DM: I always wondered that about Eastbound, what some of the assholes I went to high school with would think about me playing that role. Luckily, I don’t keep up with any of them! I wonder if some of the people I was heavily influenced by, if they ever understand that they’re being channeled.

WG: And it’s a negative view of themselves in that. Some people just love Kenny Powers! Somebody could look at that and go, “Yeah, maybe this is about me because I’m so fucking cool.” He still sees it that way!

Eastbound allowed people to go, “Yeah, this is about a cool guy!” With this show, however, I don’t think people want to see themselves. You have said that both this show and Eastbound are about dreams and dreamers, but considering how this season goes, what are you saying about dreams and idealism?

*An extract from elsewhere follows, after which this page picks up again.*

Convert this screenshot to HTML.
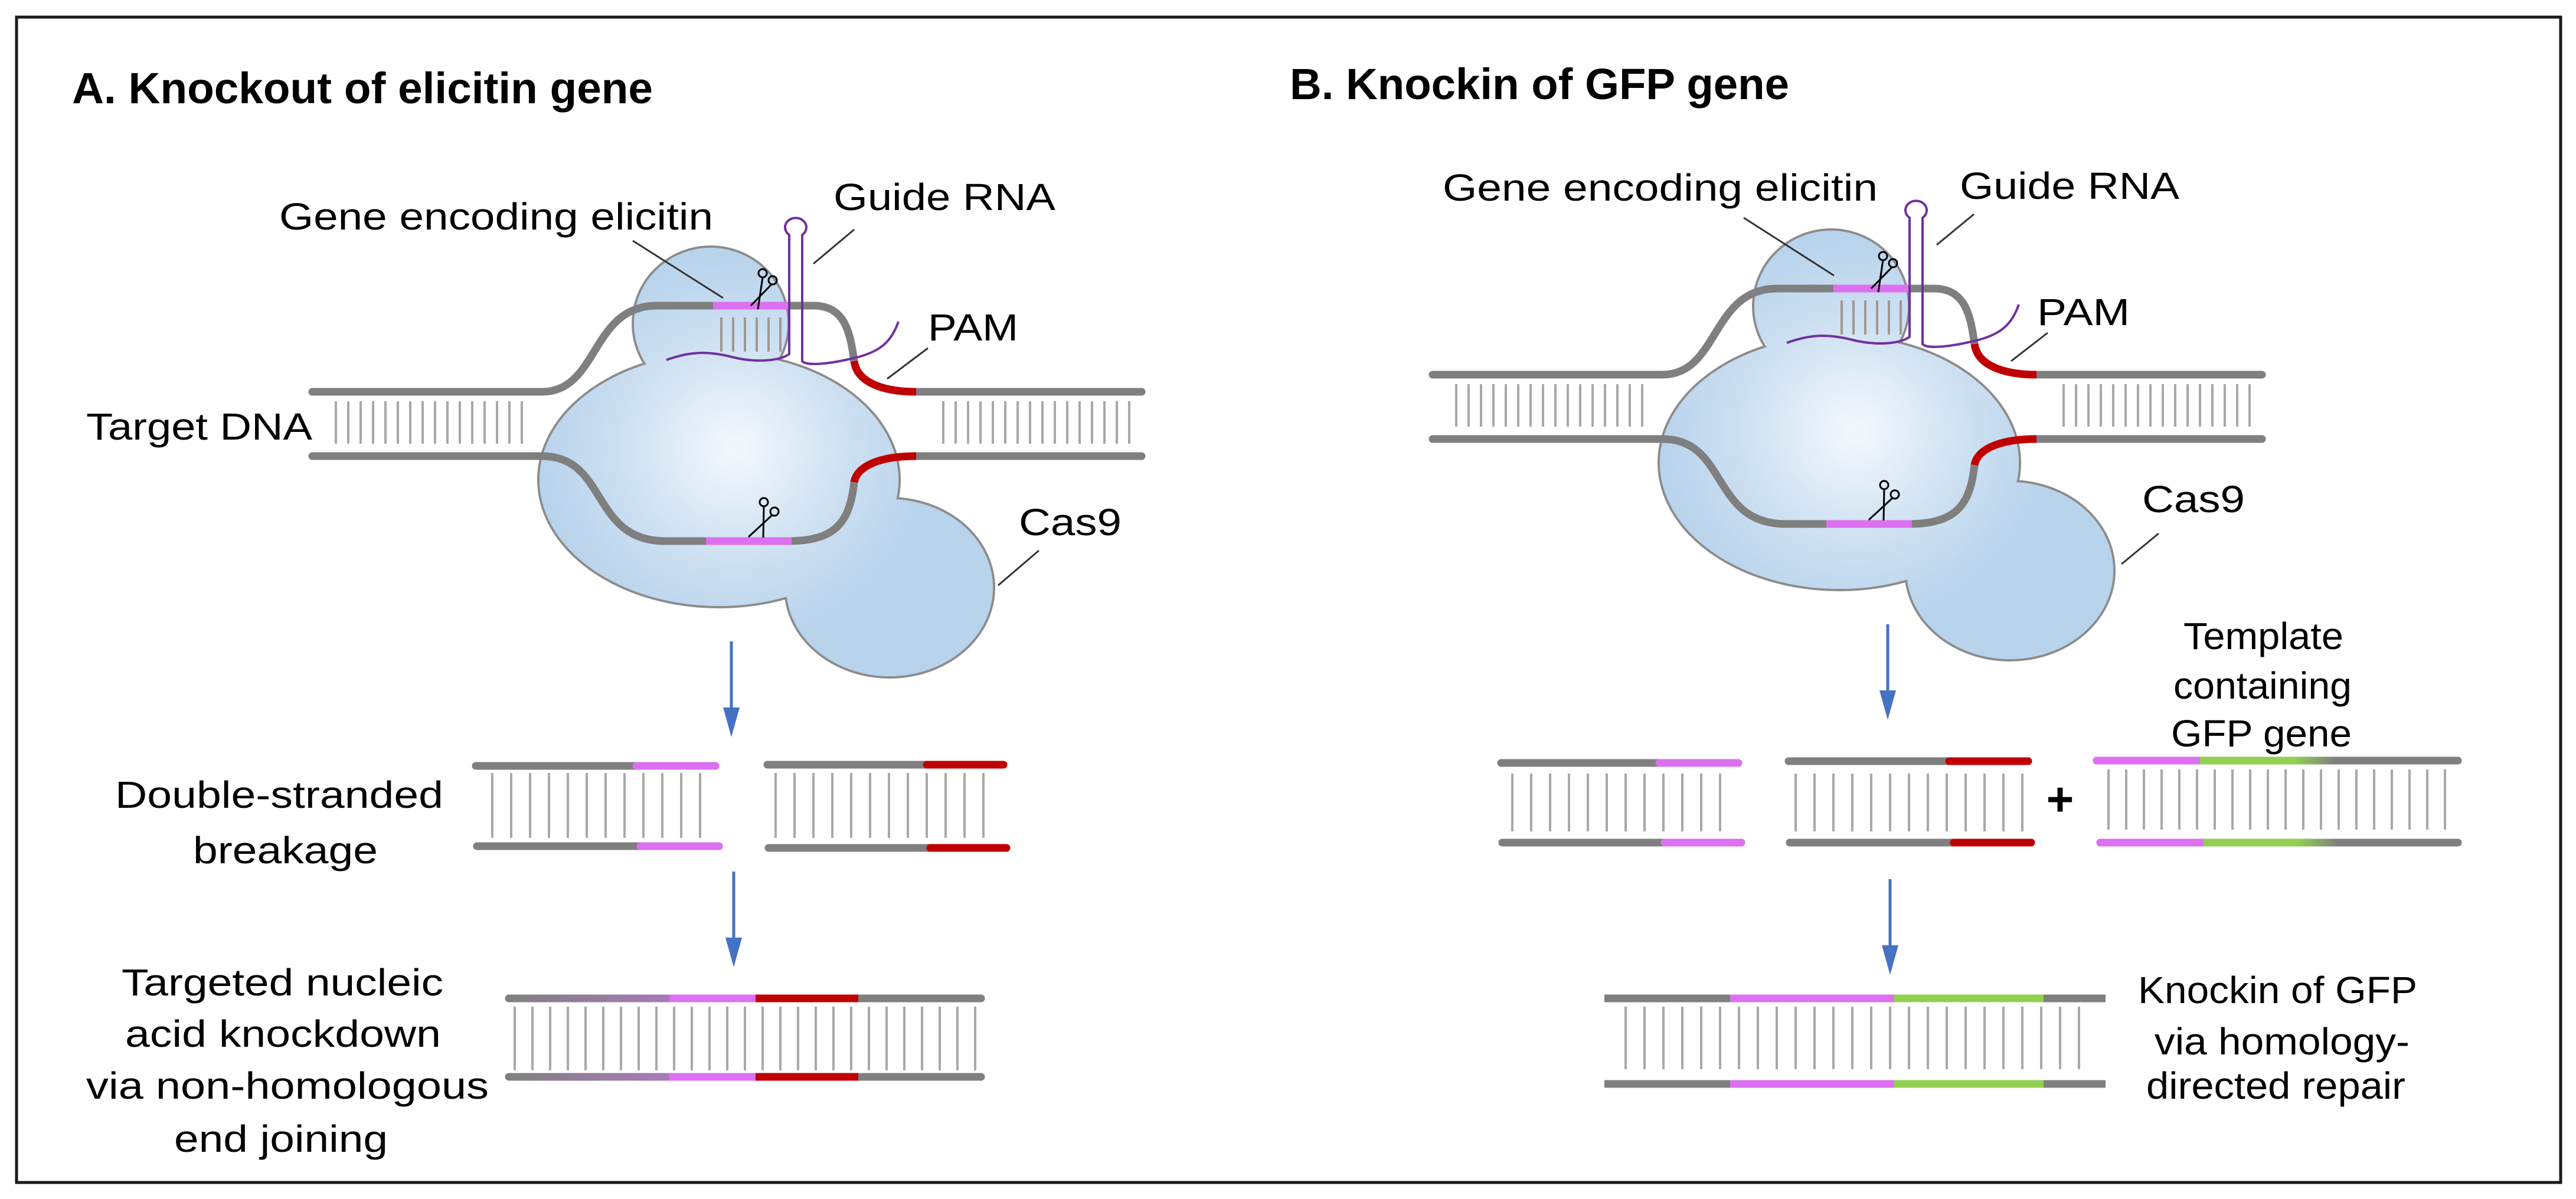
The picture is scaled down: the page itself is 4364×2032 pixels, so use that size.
<!DOCTYPE html>
<html><head><meta charset="utf-8"><style>
html,body{margin:0;padding:0;background:#fff;}
svg{display:block;}
text{font-family:"Liberation Sans",Arial,sans-serif;fill:#000;}
</style></head><body>
<svg width="4364" height="2032" viewBox="0 0 4364 2032" xmlns="http://www.w3.org/2000/svg">
<defs>
<radialGradient id="bg" gradientUnits="userSpaceOnUse" cx="1245" cy="760" r="330">
<stop offset="0" stop-color="#f4f8fd"/><stop offset="0.55" stop-color="#cfe1f2"/><stop offset="1" stop-color="#b8d3ec"/>
</radialGradient>
<pattern id="t21" width="21" height="10" patternUnits="userSpaceOnUse"><rect x="0" y="0" width="4" height="10" fill="#a8a8a8"/></pattern>
<pattern id="t20" width="20" height="10" patternUnits="userSpaceOnUse"><rect x="0" y="0" width="4" height="10" fill="#a09890"/></pattern>
<pattern id="t32" width="32" height="10" patternUnits="userSpaceOnUse"><rect x="0" y="0" width="4" height="10" fill="#a8a8a8"/></pattern>
<pattern id="t30" width="30" height="10" patternUnits="userSpaceOnUse"><rect x="0" y="0" width="4" height="10" fill="#a8a8a8"/></pattern>
<linearGradient id="pg" gradientUnits="userSpaceOnUse" x1="868" y1="0" x2="1134" y2="0"><stop offset="0" stop-color="#808080"/><stop offset="1" stop-color="#a87ab8"/></linearGradient>
<linearGradient id="gg1" gradientUnits="userSpaceOnUse" x1="3727" y1="0" x2="3955" y2="0"><stop offset="0" stop-color="#92d050"/><stop offset="0.7" stop-color="#92d050"/><stop offset="1" stop-color="#808080"/></linearGradient>
<linearGradient id="gg2" gradientUnits="userSpaceOnUse" x1="3733" y1="0" x2="3960" y2="0"><stop offset="0" stop-color="#92d050"/><stop offset="0.7" stop-color="#92d050"/><stop offset="1" stop-color="#808080"/></linearGradient>
<g id="cx">
 <g fill="none" stroke="#8c8c8c" stroke-width="4">
  <ellipse cx="1204" cy="548" rx="132" ry="130"/>
  <ellipse cx="1218" cy="813" rx="306" ry="216"/>
  <ellipse cx="1507" cy="996" rx="177" ry="152"/>
 </g>
 <g fill="url(#bg)">
  <ellipse cx="1204" cy="548" rx="130" ry="128"/>
  <ellipse cx="1218" cy="813" rx="304" ry="214"/>
  <ellipse cx="1507" cy="996" rx="175" ry="150"/>
 </g>
 <rect x="550" y="680" width="336" height="72" fill="url(#t21)"/>
 <rect x="1586" y="680" width="345" height="72" fill="url(#t21)"/>
 <rect x="1208" y="538" width="124" height="58" fill="url(#t20)"/>
 <g fill="none" stroke="#7f7f7f" stroke-width="13" stroke-linecap="round">
  <path d="M529,664 H918 C1015,664 1000,518 1113,518 H1378 C1430,518 1440,560 1447,612"/>
  <path d="M1552,664 H1934"/>
  <path d="M529,773 H918 C1030,773 1000,917 1127,917 H1336 C1420,917 1440,880 1447,817"/>
  <path d="M1552,773 H1934"/>
 </g>
 <g fill="none" stroke-width="13">
  <path d="M1447,612 C1452,650 1500,664 1552,664" stroke="#c00000"/>
  <path d="M1447,817 C1452,790 1490,773 1552,773" stroke="#c00000"/>
  <path d="M1208,518 H1335" stroke="#dd70f0"/>
  <path d="M1196,917 H1341" stroke="#dd70f0"/>
 </g>
 <path d="M1129,610 C1170,595 1200,595 1240,605 S1320,612 1337,600 V398 A18,16 0 1 1 1359,398 V612 C1365,620 1400,618 1446,607 C1490,597 1510,580 1522,545" fill="none" stroke="#7030a0" stroke-width="4"/>
 <g fill="none" stroke="#000" stroke-width="3">
  <circle cx="1292" cy="463" r="7"/><circle cx="1309" cy="475" r="7"/>
  <path d="M1292,470 L1284,524 M1307,482 L1272,518"/>
  <circle cx="1294" cy="851" r="7"/><circle cx="1312" cy="867" r="7"/>
  <path d="M1294,858 L1293,911 M1308,873 L1268,910"/>
 </g>
</g>
<g id="arrow"><line x1="0" y1="0" x2="0" y2="120" stroke="#4472c4" stroke-width="5"/><path d="M-14,112 L14,112 L0,162 Z" fill="#4472c4"/></g>
</defs>

<rect x="28" y="29" width="4310" height="1975" fill="none" stroke="#1a1a1a" stroke-width="5"/>

<text x="122" y="175" font-size="74" font-weight="bold" textLength="984" lengthAdjust="spacingAndGlyphs">A. Knockout of elicitin gene</text>
<use href="#cx"/>
<g stroke="#333" stroke-width="3">
 <line x1="1072" y1="408" x2="1225" y2="505"/>
 <line x1="1447" y1="389" x2="1378" y2="447"/>
 <line x1="1572" y1="590" x2="1503" y2="642"/>
 <line x1="1760" y1="933" x2="1691" y2="992"/>
</g>
<g font-size="64">
<text x="473" y="389" textLength="735" lengthAdjust="spacingAndGlyphs">Gene encoding elicitin</text>
<text x="1412" y="356" textLength="376" lengthAdjust="spacingAndGlyphs">Guide RNA</text>
<text x="1572" y="577" textLength="153" lengthAdjust="spacingAndGlyphs">PAM</text>
<text x="146" y="745" textLength="383" lengthAdjust="spacingAndGlyphs">Target DNA</text>
<text x="1726" y="907" textLength="174" lengthAdjust="spacingAndGlyphs">Cas9</text>
<text x="195" y="1369" textLength="556" lengthAdjust="spacingAndGlyphs">Double-stranded</text>
<text x="327" y="1463" textLength="313" lengthAdjust="spacingAndGlyphs">breakage</text>
<text x="206" y="1687" textLength="545" lengthAdjust="spacingAndGlyphs">Targeted nucleic</text>
<text x="212" y="1774" textLength="535" lengthAdjust="spacingAndGlyphs">acid knockdown</text>
<text x="146" y="1862" textLength="682" lengthAdjust="spacingAndGlyphs">via non-homologous</text>
<text x="295" y="1952" textLength="362" lengthAdjust="spacingAndGlyphs">end joining</text>
</g>
<use href="#arrow" x="1239" y="1087"/>
<use href="#arrow" x="1243" y="1477"/>
<rect x="814" y="1310" width="390" height="110" fill="url(#t32)"/>
<rect x="1304" y="1310" width="390" height="110" fill="url(#t32)"/>
<g stroke-width="13" stroke-linecap="round">
 <line x1="806" y1="1298" x2="1212" y2="1298" stroke="#7f7f7f"/>
 <line x1="1078" y1="1298" x2="1212" y2="1298" stroke="#dd70f0"/>
 <line x1="808" y1="1434" x2="1218" y2="1434" stroke="#7f7f7f"/>
 <line x1="1085" y1="1434" x2="1218" y2="1434" stroke="#dd70f0"/>
 <line x1="1300" y1="1296" x2="1700" y2="1296" stroke="#7f7f7f"/>
 <line x1="1570" y1="1296" x2="1700" y2="1296" stroke="#c00000"/>
 <line x1="1302" y1="1437" x2="1705" y2="1437" stroke="#7f7f7f"/>
 <line x1="1576" y1="1437" x2="1705" y2="1437" stroke="#c00000"/>
</g>
<rect x="858" y="1706" width="800" height="108" fill="url(#t30)"/>
<g stroke-width="13" stroke-linecap="round">
 <line x1="862" y1="1692" x2="1662" y2="1692" stroke="#7f7f7f"/>
 <line x1="862" y1="1825" x2="1662" y2="1825" stroke="#7f7f7f"/>
</g>
<g stroke-width="13">
 <line x1="868" y1="1692" x2="1134" y2="1692" stroke="url(#pg)"/>
 <line x1="1134" y1="1692" x2="1280" y2="1692" stroke="#dd70f0"/>
 <line x1="1280" y1="1692" x2="1454" y2="1692" stroke="#c00000"/>
 <line x1="868" y1="1825" x2="1134" y2="1825" stroke="url(#pg)"/>
 <line x1="1134" y1="1825" x2="1280" y2="1825" stroke="#dd70f0"/>
 <line x1="1280" y1="1825" x2="1454" y2="1825" stroke="#c00000"/>
</g>

<text x="2185" y="168" font-size="74" font-weight="bold" textLength="846" lengthAdjust="spacingAndGlyphs">B. Knockin of GFP gene</text>
<use href="#cx" transform="translate(1898,-29)"/>
<g stroke="#333" stroke-width="3">
 <line x1="2954" y1="369" x2="3107" y2="467"/>
 <line x1="3344" y1="363" x2="3281" y2="415"/>
 <line x1="3469" y1="564" x2="3407" y2="612"/>
 <line x1="3657" y1="904" x2="3594" y2="956"/>
</g>
<g font-size="64">
<text x="2444" y="340" textLength="737" lengthAdjust="spacingAndGlyphs">Gene encoding elicitin</text>
<text x="3320" y="337" textLength="372" lengthAdjust="spacingAndGlyphs">Guide RNA</text>
<text x="3451" y="551" textLength="157" lengthAdjust="spacingAndGlyphs">PAM</text>
<text x="3629" y="868" textLength="174" lengthAdjust="spacingAndGlyphs">Cas9</text>
<text x="3699" y="1100" textLength="271" lengthAdjust="spacingAndGlyphs">Template</text>
<text x="3682" y="1184" textLength="302" lengthAdjust="spacingAndGlyphs">containing</text>
<text x="3678" y="1265" textLength="306" lengthAdjust="spacingAndGlyphs">GFP gene</text>
<text x="3622" y="1700" textLength="473" lengthAdjust="spacingAndGlyphs">Knockin of GFP</text>
<text x="3650" y="1787" textLength="432" lengthAdjust="spacingAndGlyphs">via homology-</text>
<text x="3636" y="1862" textLength="439" lengthAdjust="spacingAndGlyphs">directed repair</text>
</g>
<text x="3490" y="1382" font-size="80" font-weight="bold" text-anchor="middle">+</text>
<use href="#arrow" x="3198" y="1058"/>
<use href="#arrow" x="3202" y="1490"/>
<rect x="2551" y="1311" width="390" height="98" fill="url(#t32)"/>
<rect x="3040" y="1311" width="390" height="98" fill="url(#t32)"/>
<rect x="3553" y="1304" width="610" height="102" fill="url(#t30)"/>
<g stroke-width="13" stroke-linecap="round">
 <line x1="2543" y1="1293" x2="2945" y2="1293" stroke="#7f7f7f"/>
 <line x1="2811" y1="1293" x2="2945" y2="1293" stroke="#dd70f0"/>
 <line x1="2545" y1="1428" x2="2950" y2="1428" stroke="#7f7f7f"/>
 <line x1="2820" y1="1428" x2="2950" y2="1428" stroke="#dd70f0"/>
 <line x1="3030" y1="1290" x2="3436" y2="1290" stroke="#7f7f7f"/>
 <line x1="3302" y1="1290" x2="3436" y2="1290" stroke="#c00000"/>
 <line x1="3032" y1="1428" x2="3441" y2="1428" stroke="#7f7f7f"/>
 <line x1="3310" y1="1428" x2="3441" y2="1428" stroke="#c00000"/>
 <line x1="3552" y1="1289" x2="4164" y2="1289" stroke="#7f7f7f"/>
 <line x1="3558" y1="1428" x2="4164" y2="1428" stroke="#7f7f7f"/>
 <line x1="3552" y1="1289" x2="3727" y2="1289" stroke="#dd70f0"/>
 <line x1="3558" y1="1428" x2="3733" y2="1428" stroke="#dd70f0"/>
</g>
<g stroke-width="13">
 <line x1="3727" y1="1289" x2="3955" y2="1289" stroke="url(#gg1)"/>
 <line x1="3733" y1="1428" x2="3960" y2="1428" stroke="url(#gg2)"/>
</g>
<rect x="2750" y="1706" width="800" height="106" fill="url(#t32)"/>
<g stroke-width="13">
 <line x1="2718" y1="1692" x2="3567" y2="1692" stroke="#7f7f7f"/>
 <line x1="2931" y1="1692" x2="3209" y2="1692" stroke="#dd70f0"/>
 <line x1="3209" y1="1692" x2="3462" y2="1692" stroke="#92d050"/>
 <line x1="2718" y1="1837" x2="3567" y2="1837" stroke="#7f7f7f"/>
 <line x1="2931" y1="1837" x2="3209" y2="1837" stroke="#dd70f0"/>
 <line x1="3209" y1="1837" x2="3462" y2="1837" stroke="#92d050"/>
</g>
</svg>
</body></html>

DM: Sometimes you have to assess why you’re following a particular dream. With these guys, they both think that this principal job is the answer to the holes in their lives. They’re willing to push themselves outside the realm of what they ever would’ve thought possible to get this. By doing it, they basically destroy themselves. Dreams are important, and I wouldn’t be where I am if I didn’t have a firm belief that I wanted to do something specific, but I think it’s also a cautionary tale about being careful about what you think is going to fix you.